STRUCTURAL AND PALEOTOPOGRAPHIC CONTROLS ON PRINCESS NOS. 8 AND 9 COALS, BREATHITT GROUP (MIDDLE PENNSYLVANIAN), ALONG THE NORTHERN MARGIN OF THE CENTRAL APPALACHIAN BASIN
At another location, an extra bench in the Princess No. 8 coal is developed adjacent to a listric fault for a distance of 3 m, in a narrow, V-shaped scour or graben. A subjacent structural ramp leads to the merging of at least two coal benches on the upthrown margin of the ramp. Merging rather than syndepositional splitting due to clastic influences can be interpreted, based upon the truncation of an underclay developed beneath one of the coal benches. At the same location, multiple, thin coal beds in the Princess No. 9 coal zone drape a scour cut 3 m into the underlying floodplain facies, nearly to the top of the uppermost bed in the Princess No. 8 zone.

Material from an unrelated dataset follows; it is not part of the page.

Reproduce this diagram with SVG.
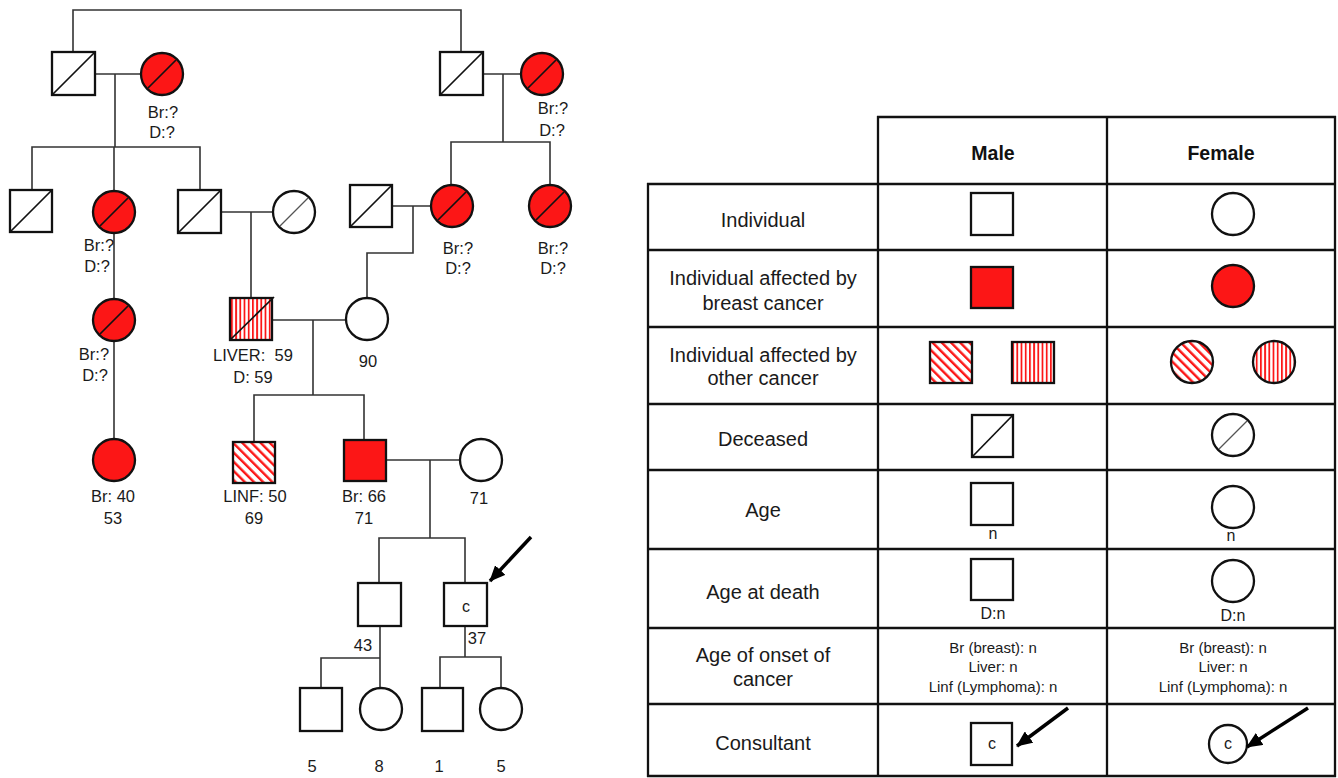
<svg xmlns="http://www.w3.org/2000/svg" width="1338" height="778" viewBox="0 0 1338 778">
<style>
.sym{stroke:#111;stroke-width:2.3;fill:#fff}
.red{fill:#fc1616}
.hd{fill:url(#diag)}
.hv{fill:url(#vert)}
.dec{stroke:#111;stroke-width:1.7}
.decg{stroke:#555;stroke-width:1.3}
.con{stroke:#333;stroke-width:1.6;fill:none}
.grid{stroke:#111;stroke-width:2.3;fill:none}
.arr{stroke:#000;stroke-width:3.5;fill:none}
text{font-family:"Liberation Sans",Arial,sans-serif;fill:#1a1a1a;text-anchor:middle}
.pt{font-size:16.5px;white-space:pre}
.lbl{font-size:20px}
.hdr{font-size:19.5px;font-weight:bold;fill:#111}
.sm{font-size:15px}
.c{font-size:16px}
.n{font-size:16px}
</style>
<defs>
<pattern id="diag" patternUnits="userSpaceOnUse" width="6.5" height="6.5" patternTransform="rotate(-45)">
<rect width="6.5" height="6.5" fill="#fff"/>
<rect width="2.4" height="6.5" fill="#fc1616"/>
</pattern>
<pattern id="vert" patternUnits="userSpaceOnUse" width="4.2" height="10">
<rect width="4.2" height="10" fill="#fff"/>
<rect width="1.8" height="10" fill="#fc1616"/>
</pattern>
<marker id="ah" markerUnits="userSpaceOnUse" markerWidth="16" markerHeight="14" refX="15" refY="7" orient="auto">
<path d="M0,0 L16,7 L0,14 z" fill="#000"/>
</marker>
</defs>

<g id="connectors">
<polyline class="con" points="73,52 73,10 461,10 461,52"/>
<line class="con" x1="95" y1="74" x2="141" y2="74"/>
<line class="con" x1="115" y1="74" x2="115" y2="147"/>
<polyline class="con" points="32,190 32,147 200,147 200,190"/>
<line class="con" x1="114" y1="147" x2="114" y2="191"/>
<line class="con" x1="483" y1="74" x2="521" y2="74"/>
<line class="con" x1="503" y1="74" x2="503" y2="142"/>
<polyline class="con" points="451,186 451,142 550,142 550,185"/>
<line class="con" x1="221" y1="212" x2="273" y2="212"/>
<line class="con" x1="251" y1="212" x2="251" y2="298"/>
<line class="con" x1="392" y1="206" x2="431" y2="206"/>
<polyline class="con" points="413,206 413,253 367,253 367,298"/>
<line class="con" x1="114" y1="233" x2="114" y2="299"/>
<line class="con" x1="114" y1="341" x2="114" y2="439"/>
<line class="con" x1="272" y1="320" x2="346" y2="320"/>
<line class="con" x1="313" y1="320" x2="313" y2="395"/>
<polyline class="con" points="254,442 254,395 364,395 364,440"/>
<line class="con" x1="386" y1="460" x2="460" y2="460"/>
<line class="con" x1="430" y1="460" x2="430" y2="538"/>
<polyline class="con" points="379,583 379,538 465,538 465,583"/>
<line class="con" x1="380" y1="626" x2="380" y2="688"/>
<polyline class="con" points="321,688 321,658 380,658"/>
<line class="con" x1="465" y1="626" x2="465" y2="657"/>
<polyline class="con" points="440,688 440,657 501,657 501,688"/>
<line class="arr" x1="531" y1="537" x2="490" y2="581" marker-end="url(#ah)"/>
</g>

<g id="I1"><rect class="sym" x="52" y="52" width="43" height="43"/><line class="dec" x1="52" y1="95" x2="95" y2="52"/></g>
<g id="I2"><circle class="sym red" cx="162" cy="74" r="21"/><line class="dec" x1="148" y1="88" x2="176" y2="60"/>
<text class="pt" x="163" y="118">Br:?</text><text class="pt" x="162" y="138">D:?</text></g>
<g id="I3"><rect class="sym" x="440" y="52" width="43" height="43"/><line class="dec" x1="440" y1="95" x2="483" y2="52"/></g>
<g id="I4"><circle class="sym red" cx="542" cy="74" r="21"/><line class="dec" x1="528" y1="88" x2="556" y2="60"/>
<text class="pt" x="553" y="114">Br:?</text><text class="pt" x="552" y="136">D:?</text></g>

<g id="II1"><rect class="sym" x="10" y="190" width="42" height="42"/><line class="dec" x1="10" y1="232" x2="52" y2="190"/></g>
<g id="II2"><circle class="sym red" cx="114" cy="212" r="21"/><line class="dec" x1="100" y1="226" x2="128" y2="198"/>
<text class="pt" x="99" y="251">Br:?</text><text class="pt" x="97" y="272">D:?</text></g>
<g id="II3"><rect class="sym" x="178" y="190" width="43" height="43"/><line class="dec" x1="178" y1="233" x2="221" y2="190"/></g>
<g id="II4"><circle class="sym" cx="294" cy="212" r="21"/><line class="decg" x1="280" y1="226" x2="308" y2="198"/></g>
<g id="II5"><rect class="sym" x="350" y="185" width="42" height="42"/><line class="dec" x1="350" y1="227" x2="392" y2="185"/></g>
<g id="II6"><circle class="sym red" cx="452" cy="206" r="21"/><line class="dec" x1="438" y1="220" x2="466" y2="192"/>
<text class="pt" x="458" y="254">Br:?</text><text class="pt" x="458" y="274">D:?</text></g>
<g id="II7"><circle class="sym red" cx="550" cy="206" r="21"/><line class="dec" x1="536" y1="220" x2="564" y2="192"/>
<text class="pt" x="553" y="254">Br:?</text><text class="pt" x="553" y="274">D:?</text></g>

<g id="III1"><circle class="sym red" cx="114" cy="320" r="21"/><line class="dec" x1="100" y1="334" x2="128" y2="306"/>
<text class="pt" x="94" y="360">Br:?</text><text class="pt" x="95" y="381">D:?</text></g>
<g id="III2"><rect class="sym hv" x="230" y="298" width="42" height="42"/><line class="dec" x1="230" y1="340" x2="274" y2="297"/>
<text class="pt" x="253" y="361" xml:space="preserve">LIVER:  59</text><text class="pt" x="253" y="383">D: 59</text></g>
<g id="III3"><circle class="sym" cx="367" cy="319" r="21"/><text class="pt" x="368" y="367">90</text></g>

<g id="IV1"><circle class="sym red" cx="114" cy="460" r="21"/><text class="pt" x="113" y="502">Br: 40</text><text class="pt" x="113" y="524">53</text></g>
<g id="IV2"><rect class="sym hd" x="233" y="442" width="42" height="41"/><text class="pt" x="255" y="502">LINF: 50</text><text class="pt" x="254" y="524">69</text></g>
<g id="IV3"><rect class="sym red" x="344" y="440" width="42" height="41"/><text class="pt" x="364" y="502">Br: 66</text><text class="pt" x="364" y="524">71</text></g>
<g id="IV4"><circle class="sym" cx="481" cy="460" r="21"/><text class="pt" x="479" y="504">71</text></g>

<g id="V1"><rect class="sym" x="358" y="583" width="43" height="43"/><text class="pt" x="363" y="651">43</text></g>
<g id="V2"><rect class="sym" x="444" y="583" width="43" height="43"/><text class="c" x="466" y="612">c</text><text class="pt" x="477" y="644">37</text></g>

<g id="VI1"><rect class="sym" x="300" y="688" width="42" height="43"/><text class="pt" x="312" y="772">5</text></g>
<g id="VI2"><circle class="sym" cx="381" cy="709" r="21"/><text class="pt" x="379" y="772">8</text></g>
<g id="VI3"><rect class="sym" x="422" y="688" width="41" height="43"/><text class="pt" x="439" y="772">1</text></g>
<g id="VI4"><circle class="sym" cx="501" cy="709" r="21"/><text class="pt" x="501" y="772">5</text></g>

<g id="legend">
<g id="grid">
<line class="grid" x1="877" y1="117" x2="1336" y2="117"/>
<line class="grid" x1="647" y1="184" x2="1336" y2="184"/>
<line class="grid" x1="648" y1="183" x2="648" y2="777"/>
<line class="grid" x1="878" y1="116" x2="878" y2="777"/>
<line class="grid" x1="1107" y1="116" x2="1107" y2="777"/>
<line class="grid" x1="1335" y1="116" x2="1335" y2="777"/>
<line class="grid" x1="647" y1="250" x2="1336" y2="250"/>
<line class="grid" x1="647" y1="327" x2="1336" y2="327"/>
<line class="grid" x1="647" y1="404" x2="1336" y2="404"/>
<line class="grid" x1="647" y1="470" x2="1336" y2="470"/>
<line class="grid" x1="647" y1="549" x2="1336" y2="549"/>
<line class="grid" x1="647" y1="628" x2="1336" y2="628"/>
<line class="grid" x1="647" y1="704" x2="1336" y2="704"/>
<line class="grid" x1="647" y1="776" x2="1336" y2="776"/>
</g>
<text class="hdr" x="993" y="160">Male</text>
<text class="hdr" x="1221" y="160">Female</text>

<text class="lbl" x="763" y="227">Individual</text>
<text class="lbl" x="763" y="285">Individual affected by</text>
<text class="lbl" x="763" y="310">breast cancer</text>
<text class="lbl" x="763" y="362">Individual affected by</text>
<text class="lbl" x="763" y="385">other cancer</text>
<text class="lbl" x="763" y="446">Deceased</text>
<text class="lbl" x="763" y="517">Age</text>
<text class="lbl" x="763" y="599">Age at death</text>
<text class="lbl" x="763" y="662">Age of onset of</text>
<text class="lbl" x="763" y="686">cancer</text>
<text class="lbl" x="763" y="750">Consultant</text>

<g id="L-ind-m"><rect class="sym" x="971" y="193" width="42" height="42"/></g>
<g id="L-ind-f"><circle class="sym" cx="1233" cy="214" r="21"/></g>
<g id="L-br-m"><rect class="sym red" x="971" y="267" width="42" height="41"/></g>
<g id="L-br-f"><circle class="sym red" cx="1233" cy="286" r="21"/></g>
<g id="L-oth-m"><rect class="sym hd" x="930" y="342" width="42" height="41"/><rect class="sym hv" x="1012" y="342" width="42" height="41"/></g>
<g id="L-oth-f"><circle class="sym hd" cx="1192" cy="362" r="21"/><circle class="sym hv" cx="1274" cy="362" r="21"/></g>
<g id="L-dec-m"><rect class="sym" x="972" y="415" width="41" height="42"/><line class="dec" x1="972" y1="457" x2="1013" y2="415"/></g>
<g id="L-dec-f"><circle class="sym" cx="1233" cy="435" r="21"/><line class="decg" x1="1219" y1="449" x2="1247" y2="421"/></g>
<g id="L-age-m"><rect class="sym" x="971" y="483" width="42" height="42"/><text class="n" x="993" y="539">n</text></g>
<g id="L-age-f"><circle class="sym" cx="1233" cy="507" r="21"/><text class="n" x="1231" y="541">n</text></g>
<g id="L-death-m"><rect class="sym" x="971" y="559" width="42" height="41"/><text class="n" x="993" y="619">D:n</text></g>
<g id="L-death-f"><circle class="sym" cx="1233" cy="581" r="21"/><text class="n" x="1233" y="621">D:n</text></g>
<g id="L-onset-m"><text class="sm" x="993" y="653">Br (breast): n</text><text class="sm" x="993" y="672">Liver: n</text><text class="sm" x="993" y="692">Linf (Lymphoma): n</text></g>
<g id="L-onset-f"><text class="sm" x="1223" y="653">Br (breast): n</text><text class="sm" x="1223" y="672">Liver: n</text><text class="sm" x="1223" y="692">Linf (Lymphoma): n</text></g>
<g id="L-cons-m"><rect class="sym" x="971" y="723" width="41" height="42"/><text class="c" x="992" y="749">c</text>
<line class="arr" x1="1068" y1="708" x2="1017" y2="746" marker-end="url(#ah)"/></g>
<g id="L-cons-f"><circle class="sym" cx="1228" cy="744" r="19"/><text class="c" x="1228" y="749">c</text>
<line class="arr" x1="1308" y1="708" x2="1247" y2="747" marker-end="url(#ah)"/></g>
</g>
</svg>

These dramatic local changes in bench architecture and coal thickness illustrate the profound effect of paleotopography and possibly syndepositional structural movement on peat accumulation on the northern margin of the basin. The low accommodation setting resulted in a complexly incised surface upon which peats accumulated. Bench architecture and coal thickness shows vary laterally relative to that surface, even across short distances. Low accommodation also resulted in relative thinning of the stratigraphic interval between coal beds, such that beds may come close to merging along structures and beneath channels. The complex bench-architecture and zoning of the coals that results from the paleotopographic and tectonic influences can lead to problems in lateral correlation of beds where the coal zones are not as well exposed.